→ **Work to do**
Note how many lines include the word "this", and give that number by itself.

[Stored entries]
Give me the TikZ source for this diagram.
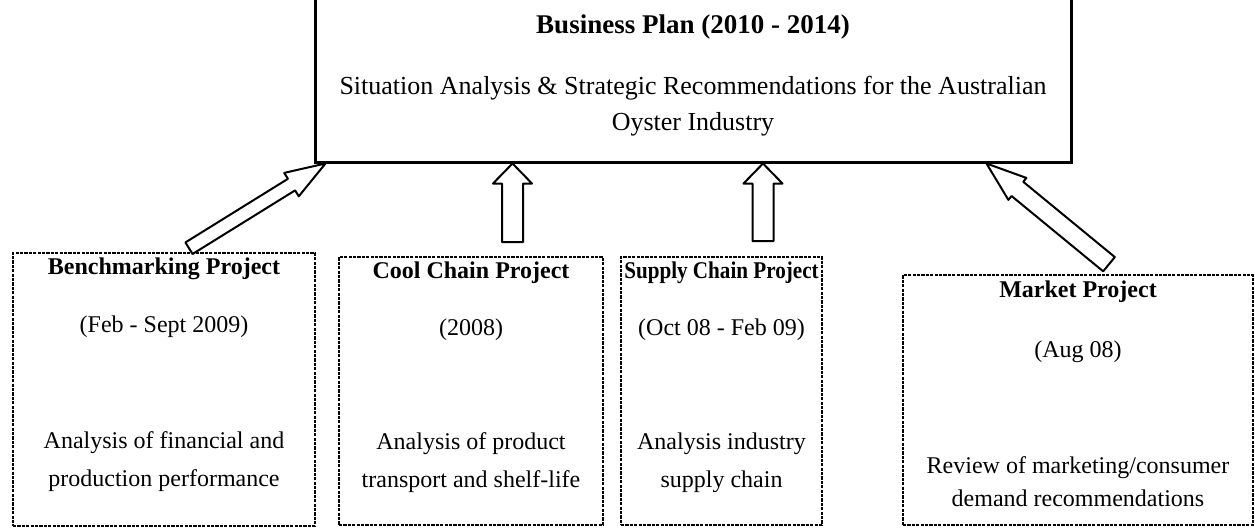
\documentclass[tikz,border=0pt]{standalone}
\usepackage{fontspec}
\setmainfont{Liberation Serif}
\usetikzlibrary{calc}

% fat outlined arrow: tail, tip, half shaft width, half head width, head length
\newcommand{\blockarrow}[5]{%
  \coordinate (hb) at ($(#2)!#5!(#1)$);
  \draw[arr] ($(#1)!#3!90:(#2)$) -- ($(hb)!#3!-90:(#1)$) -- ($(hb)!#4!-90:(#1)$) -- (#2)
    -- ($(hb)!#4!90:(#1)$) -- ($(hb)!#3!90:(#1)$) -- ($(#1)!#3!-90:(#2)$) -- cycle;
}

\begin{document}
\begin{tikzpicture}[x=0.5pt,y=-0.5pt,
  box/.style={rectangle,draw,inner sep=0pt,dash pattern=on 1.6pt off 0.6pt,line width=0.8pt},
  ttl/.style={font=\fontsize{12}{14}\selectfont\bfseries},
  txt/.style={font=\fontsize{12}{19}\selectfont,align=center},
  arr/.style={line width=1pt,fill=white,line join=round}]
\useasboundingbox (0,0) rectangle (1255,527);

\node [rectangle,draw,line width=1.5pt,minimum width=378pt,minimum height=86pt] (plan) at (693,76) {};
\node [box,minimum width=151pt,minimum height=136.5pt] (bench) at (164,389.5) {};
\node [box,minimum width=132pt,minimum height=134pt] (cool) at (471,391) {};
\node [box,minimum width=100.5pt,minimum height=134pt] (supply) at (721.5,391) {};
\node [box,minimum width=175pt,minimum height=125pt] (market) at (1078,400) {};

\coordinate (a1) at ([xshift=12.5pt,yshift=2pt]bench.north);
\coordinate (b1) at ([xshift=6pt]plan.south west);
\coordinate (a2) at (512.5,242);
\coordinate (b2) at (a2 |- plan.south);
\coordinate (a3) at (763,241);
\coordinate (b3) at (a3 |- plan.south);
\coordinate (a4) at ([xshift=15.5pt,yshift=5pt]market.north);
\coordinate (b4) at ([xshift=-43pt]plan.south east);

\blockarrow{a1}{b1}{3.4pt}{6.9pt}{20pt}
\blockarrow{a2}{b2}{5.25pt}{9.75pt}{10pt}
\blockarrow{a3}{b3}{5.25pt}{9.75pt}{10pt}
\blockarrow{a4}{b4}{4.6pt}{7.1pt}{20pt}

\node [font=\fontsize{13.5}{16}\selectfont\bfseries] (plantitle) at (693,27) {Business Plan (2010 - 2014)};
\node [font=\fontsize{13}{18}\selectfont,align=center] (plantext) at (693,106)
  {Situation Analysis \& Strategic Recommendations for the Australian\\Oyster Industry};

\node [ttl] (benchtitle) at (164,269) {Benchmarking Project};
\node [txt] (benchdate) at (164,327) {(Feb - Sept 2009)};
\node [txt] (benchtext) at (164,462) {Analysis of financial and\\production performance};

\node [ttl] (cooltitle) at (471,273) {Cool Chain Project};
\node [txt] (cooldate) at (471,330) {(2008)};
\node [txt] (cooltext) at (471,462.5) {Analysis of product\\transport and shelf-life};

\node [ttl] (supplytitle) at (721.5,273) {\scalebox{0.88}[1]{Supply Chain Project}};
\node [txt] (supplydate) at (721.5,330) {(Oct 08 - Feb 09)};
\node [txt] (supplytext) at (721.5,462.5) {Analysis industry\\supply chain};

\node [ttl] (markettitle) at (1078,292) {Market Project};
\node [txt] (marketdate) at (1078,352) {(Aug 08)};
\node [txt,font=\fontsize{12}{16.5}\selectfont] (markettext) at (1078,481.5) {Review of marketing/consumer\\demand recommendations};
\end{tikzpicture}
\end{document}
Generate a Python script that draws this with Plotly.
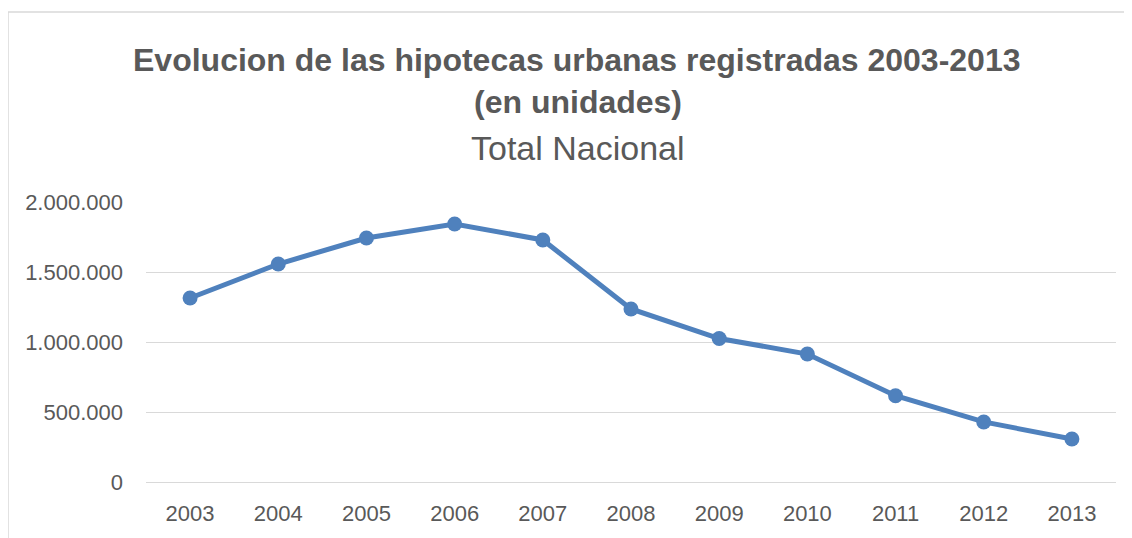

→ **Response**
2